# Gold hiest. watch your gold people.



## pimpneightez (Nov 30, 2016)

http://www.msn.com/en-us/news/crime...-flakes-worth-dollar16m/ar-AAkW26v?li=BBnb7Kz


----------



## goldsilverpro (Nov 30, 2016)

What are they calling gold flake? Where is it from? How was it insured? By the numbers they give, it would be pure. I can think of ways this could be a scam.


----------



## Topher_osAUrus (Dec 1, 2016)

A 5 gallon bucket only holds 1.6 mil eh?


----------



## kurtak (Dec 1, 2016)

goldsilverpro said:


> What are they calling gold flake? Where is it from? How was it insured? By the numbers they give, it would be pure. I can think of ways this could be a scam.



I agree - Loomis armored truck - BACK left WIDE open - guard standing at FRONT of truck (instead of OPEN back) AND the guy taking it turns & walks away in the direction of the FRONT (where the guard is) of truck 

Something NOT right about that picture

Kurt


----------



## kurtak (Dec 1, 2016)

Topher_osAUrus said:


> A 5 gallon bucket only holds 1.6 mil eh?



I don't think that is all that far off - flakes/foils are light weight for there bulk --- I mean really - think about it --- how big is a pile of foils compared to a pile of (the same weight) powders &/or a melted piece of the same weight

In fact I would have to say that the foils were "packed" in tight to get that much in that size bucket 

Kurt


----------



## Topher_osAUrus (Dec 1, 2016)

Theyd *have* to be.

My math is most likely off, but
5 gallons = 18,927 cc
18,927. × 19.3 = 365,292 grams
365,292g × $38(rounding) = $13, 881, 105

So, if it were full, it would have 11,745.73 ozt

Man o man, thats a BEEFY bucket..

I think my math is off though?

But, anyways, yes it seems like a con..
I do like how they ended it though "the suspect is believed to be hiding out in florida now"
But..
1.6 mil/$38=42,105.26grammes
÷31.1 = 1,353.86ozt
Still alot of gold to have no security at all... That just let him waddle down the road with his metal bucket (guess thats how people hoard their gold now?) and arrouse no suspicions..

Edit for spelling


----------



## Topher_osAUrus (Dec 1, 2016)

Also, I see they put it was an 86 pound bucket.
But, they don't mention if it is troy or Avoirdupois pounds. Which, the difference in pricing is pretty large itself.

86 × 373.24(g/troy lb) = 32,098.64 grammes
86 × 453.59(g/avoirdupois lb) = 39,008.74 grammes

32,098.64g × $38/gram = $1,219,748.32
(golds dropping below that..but, for continuity)
39,008.74g × $38/gram = $1,482,332.12

...not that any of this really matters, I am just bored and its too cold outside to do anything truly productive..

Cheers


----------



## goldscraphobby (Dec 1, 2016)

"Police say the thief lugged the gold flakes up the street, taking an hour to complete what would normally be considered a 10-minute walk"
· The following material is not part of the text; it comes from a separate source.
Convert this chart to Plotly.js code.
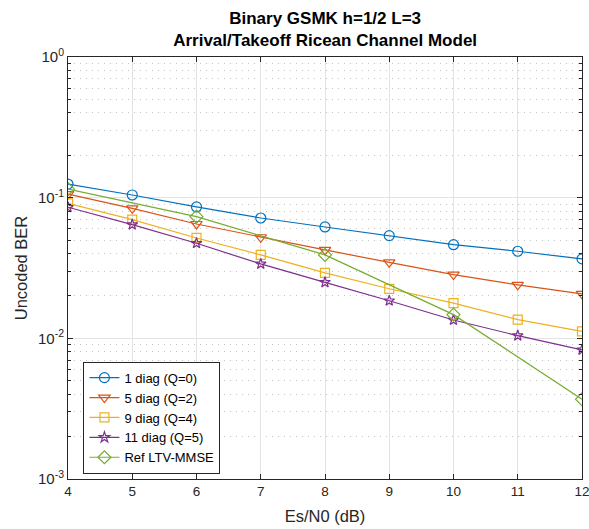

Did he stop every 10 feet to take a break?


----------



## patnor1011 (Dec 1, 2016)

It was gold shot in my opinion but journalists called it flakes for some reason. Also it happened quite some time ago so it looks like that guy got away with it and likely never to be found. It seems they released video only because they cant move forward with investigation. It seems that member of public repatriated some bailout funds in hard currency. :lol:


----------



## patnor1011 (Dec 22, 2016)

It seems they now knows who did it.

https://www.yahoo.com/news/cops-id-man-stole-pot-154200676.html


----------



## UncleBenBen (Dec 22, 2016)

I was thinking about this story yesterday. When that guy grabbed that bucket I would just imagine that he thought he was making off with a few grand in quarters.

Can you imagine the look on his face and the paranoia that set in when got to where he was going and opened it to find a bunch of :G :G :G !?!

I bet he peed a little! :lol:


----------



## justinhcase (Dec 22, 2016)

It may not have looked valuable,but I am sure once the hype got started he was quite pleased.
So ,No one from L.A. want to post any pictures of a larger than normal lot that just cane through?
:lol:


----------



## anachronism (Dec 22, 2016)

Haha

Justin good post. That made me giggle! I saw the image of someone posting about their latest haul on here perfectly!


----------



## 4metals (Jan 20, 2017)

caught! 


https://www.nytimes.com/2017/01/19/...robbery.html&eventName=Watching-article-click


----------



## justinhcase (Jan 20, 2017)

I am sorry.
Under normal circumstance I do not support thief's.
But in this instance, If you are carless enough to leave a clients $1.6M in gold unattended on the back step of your van.
Then fail to notice it has been lifted until after the chap has taken a very slow walk for over half a mile.
The little git deserved to get away with it just to teach the people involved a lesson.
The security company should have had to claim on it's insurance and hopefully ceased trading.
If one of the firm's I have worked for let that happen on it's watch it would have to close it's door's as the clients confidence in the service would be non-existent and would very lightly loos it's S.I.A. licencing.
In fact I have heard of similar sized thefts of cash going unpublicised through embarrassment where guards have failed to notice large holes in perimeter fencing all week end.


----------